Applications in Finance
I use GARCH primarily for three things. First, volatility forecasting for risk management. Second, implied volatility surface construction for options pricing. Third, testing whether uncertainty shocks affect economic activity, which is a common research question in macro finance.
The model shines when you have daily or intraday data where volatility clustering is strong. It works poorly when there are regime shifts, structural breaks, or very fat tails that the normal distribution cannot capture.
Limitations
GARCH needs a reasonably long history to estimate reliably. I would not trust it with fewer than 250 observations. It also assumes a specific functional form for variance, which may not match reality. Outliers and regime changes can badly distort the estimates. For these cases, I look at stochastic volatility models or realized volatility measures instead.
FAQ
Q: What is GARCH used for in Python?
GARCH in Python is used to model and forecast time-varying volatility in financial time series. The arch library provides a simple interface to fit GARCH models and generate volatility forecasts for risk management, options pricing, and financial research.
Q: How do you install the GARCH library in Python?
You install it with pip install arch. The library depends on numpy and scipy. Once installed, you import it with from arch import arch_model and pass your return series to the arch_model function.
Q: What is the difference between GARCH and EGARCH?
EGARCH models the log of conditional variance and captures asymmetric effects, meaning positive and negative shocks affect volatility differently. Plain GARCH assumes symmetric responses. EGARCH is better for equity data where bad news tends to increase volatility more than good news reduces it.
Q: How many observations does GARCH need?
I recommend at least 250 daily observations for a GARCH(1,1) model. Fewer observations produce unreliable estimates, especially for higher-order models. For intraday data, you need an equivalent number of trading days worth of observations.
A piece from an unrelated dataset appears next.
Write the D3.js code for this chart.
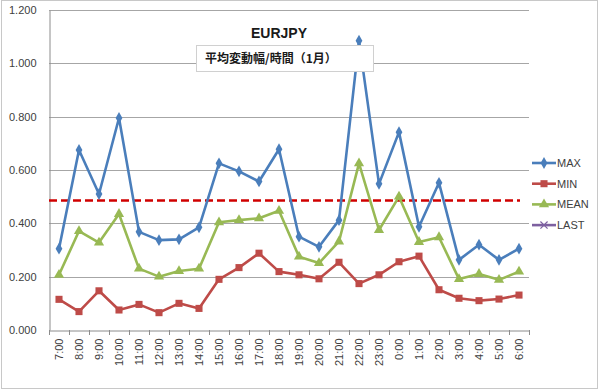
<!DOCTYPE html>
<html>
<head>
<meta charset="utf-8">
<script src="https://cdn.jsdelivr.net/npm/d3@7"></script>
<style>
  body { margin: 0; background: #fff; }
  text { font-family: "Liberation Sans", Arial, sans-serif; }
</style>
</head>
<body>
<script>
// Data
var hours = ["7:00","8:00","9:00","10:00","11:00","12:00","13:00","14:00","15:00","16:00","17:00","18:00",
             "19:00","20:00","21:00","22:00","23:00","0:00","1:00","2:00","3:00","4:00","5:00","6:00"];
var maxVals  = [0.305,0.675,0.510,0.795,0.368,0.337,0.340,0.385,0.625,0.595,0.557,0.678,
                0.350,0.312,0.412,1.085,0.548,0.742,0.387,0.552,0.263,0.320,0.263,0.305];
var minVals  = [0.115,0.069,0.147,0.075,0.096,0.065,0.100,0.081,0.190,0.234,0.288,0.219,
                0.207,0.192,0.254,0.174,0.207,0.256,0.277,0.151,0.119,0.110,0.116,0.131];
var meanVals = [0.207,0.371,0.328,0.435,0.230,0.200,0.221,0.230,0.404,0.412,0.419,0.447,
                0.275,0.251,0.332,0.625,0.375,0.500,0.330,0.348,0.191,0.210,0.188,0.219];
var avgLine = 0.486;
var yTicks = [0, 0.2, 0.4, 0.6, 0.8, 1.0, 1.2];

var width = 600, height = 392;
var margin = { left: 49, right: 71, top: 10, bottom: 62 };

var svg = d3.select("body").append("svg")
  .attr("width", width)
  .attr("height", height);

// chart frame
svg.append("rect")
  .attr("x", 1.5).attr("y", 0.5)
  .attr("width", 596).attr("height", 388)
  .attr("fill", "#fff")
  .attr("stroke", "#c8c8c8");

var x = d3.scaleBand()
  .domain(hours)
  .range([margin.left, width - margin.right]);

var y = d3.scaleLinear()
  .domain([0, 1.2])
  .range([height - margin.bottom, margin.top]);

// gridlines
svg.append("g")
  .selectAll("line")
  .data(yTicks.slice(1))
  .enter().append("line")
  .attr("x1", margin.left).attr("x2", width - margin.right)
  .attr("y1", function(d) { return Math.round(y(d)) + 0.5; })
  .attr("y2", function(d) { return Math.round(y(d)) + 0.5; })
  .attr("stroke", "#a6a6a6")
  .attr("stroke-width", 1);

// y axis
var yAxis = d3.axisLeft(y)
  .tickValues(yTicks)
  .tickFormat(d3.format(".3f"))
  .tickSize(0)
  .tickPadding(13);

var gy = svg.append("g")
  .attr("transform", "translate(" + (margin.left + 0.5) + ",0)")
  .call(yAxis);
gy.select(".domain").attr("stroke", "#8c8c8c");
gy.selectAll("text").attr("font-size", 11).attr("fill", "#404040");

// x axis
var xAxis = d3.axisBottom(x).tickSize(0).tickPadding(0);
var gx = svg.append("g")
  .attr("transform", "translate(0," + (y(0) + 0.5) + ")")
  .call(xAxis);
gx.select(".domain").attr("stroke", "#8c8c8c");
gx.selectAll("text")
  .attr("font-size", 11)
  .attr("fill", "#404040")
  .attr("text-anchor", "end")
  .attr("transform", "rotate(-90)")
  .attr("x", -8)
  .attr("y", 0)
  .attr("dy", "0.35em");

// tick marks between categories
svg.append("g")
  .selectAll("line")
  .data(d3.range(hours.length + 1))
  .enter().append("line")
  .attr("x1", function(i) { return Math.round(margin.left + i * x.step()) + 0.5; })
  .attr("x2", function(i) { return Math.round(margin.left + i * x.step()) + 0.5; })
  .attr("y1", y(0))
  .attr("y2", y(0) + 5)
  .attr("stroke", "#8c8c8c");

// average dashed line
svg.append("line")
  .attr("x1", margin.left).attr("x2", width - margin.right - 9)
  .attr("y1", y(avgLine)).attr("y2", y(avgLine))
  .attr("stroke", "#d00000")
  .attr("stroke-width", 2.5)
  .attr("stroke-dasharray", "8,4");

var cx = function(d, i) { return x(hours[i]) + x.bandwidth() / 2; };

var series = [
  { name: "MAX",  values: maxVals,  color: "#4a7ebb", marker: "diamond" },
  { name: "MIN",  values: minVals,  color: "#be4b48", marker: "square" },
  { name: "MEAN", values: meanVals, color: "#98b954", marker: "triangle" }
];

var line = d3.line()
  .x(cx)
  .y(function(d) { return y(d); });

var symbols = {
  diamond: d3.symbol().type(d3.symbolDiamond).size(40),
  square: d3.symbol().type(d3.symbolSquare).size(50),
  triangle: d3.symbol().type(d3.symbolTriangle).size(45)
};

series.forEach(function(s) {
  svg.append("path")
    .datum(s.values)
    .attr("fill", "none")
    .attr("stroke", s.color)
    .attr("stroke-width", 2.6)
    .attr("stroke-linejoin", "round")
    .attr("d", line);

  svg.append("g")
    .selectAll("path")
    .data(s.values)
    .enter().append("path")
    .attr("d", symbols[s.marker])
    .attr("transform", function(d, i) { return "translate(" + cx(d, i) + "," + y(d) + ")"; })
    .attr("fill", s.color);
});

// title
svg.append("text")
  .attr("x", 279).attr("y", 38)
  .attr("text-anchor", "middle")
  .attr("font-size", 14)
  .attr("font-weight", "bold")
  .attr("fill", "#1a1a1a")
  .text("EURJPY");

svg.append("rect")
  .attr("x", 196.5).attr("y", 45.5)
  .attr("width", 177).attr("height", 26)
  .attr("fill", "#fff")
  .attr("stroke", "#d0d0d0");

svg.append("text")
  .attr("x", 205).attr("y", 63)
  .attr("font-size", 12)
  .attr("font-weight", "bold")
  .attr("fill", "#1a1a1a")
  .style("font-family", "'Noto Sans CJK JP', sans-serif")
  .text("平均変動幅/時間（1月）");

// legend
var legendItems = series.concat([{ name: "LAST", color: "#7d60a0", marker: "x" }]);
var legend = svg.append("g")
  .selectAll("g")
  .data(legendItems)
  .enter().append("g")
  .attr("transform", function(d, i) { return "translate(532," + (163 + i * 20.7) + ")"; });

legend.append("line")
  .attr("x1", 0).attr("x2", 24)
  .attr("stroke", function(d) { return d.color; })
  .attr("stroke-width", 2.6);

legend.each(function(d) {
  var g = d3.select(this);
  if (d.marker === "x") {
    g.append("path")
      .attr("d", d3.symbol().type(d3.symbolX).size(35)())
      .attr("transform", "translate(12,0)")
      .attr("stroke", d.color)
      .attr("stroke-width", 1.2)
      .attr("fill", "none");
  } else {
    g.append("path")
      .attr("d", symbols[d.marker]())
      .attr("transform", "translate(12,0)")
      .attr("fill", d.color);
  }
});

legend.append("text")
  .attr("x", 25).attr("y", 0)
  .attr("dy", "0.35em")
  .attr("font-size", 11)
  .attr("fill", "#404040")
  .text(function(d) { return d.name; });
</script>
</body>
</html>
Q: Can GARCH predict stock prices?
GARCH does not predict prices, it predicts variance. You can use the variance forecast to back out implied volatility for options or to estimate Value at Risk, but the model has no mean-return component. For price-level forecasting, you need a separate model like ARIMA.
I have found GARCH most reliable as a short-term volatility tool. If you need to explain long-run uncertainty to a client or build a risk report, GARCH gets you there faster than any alternative I have tried.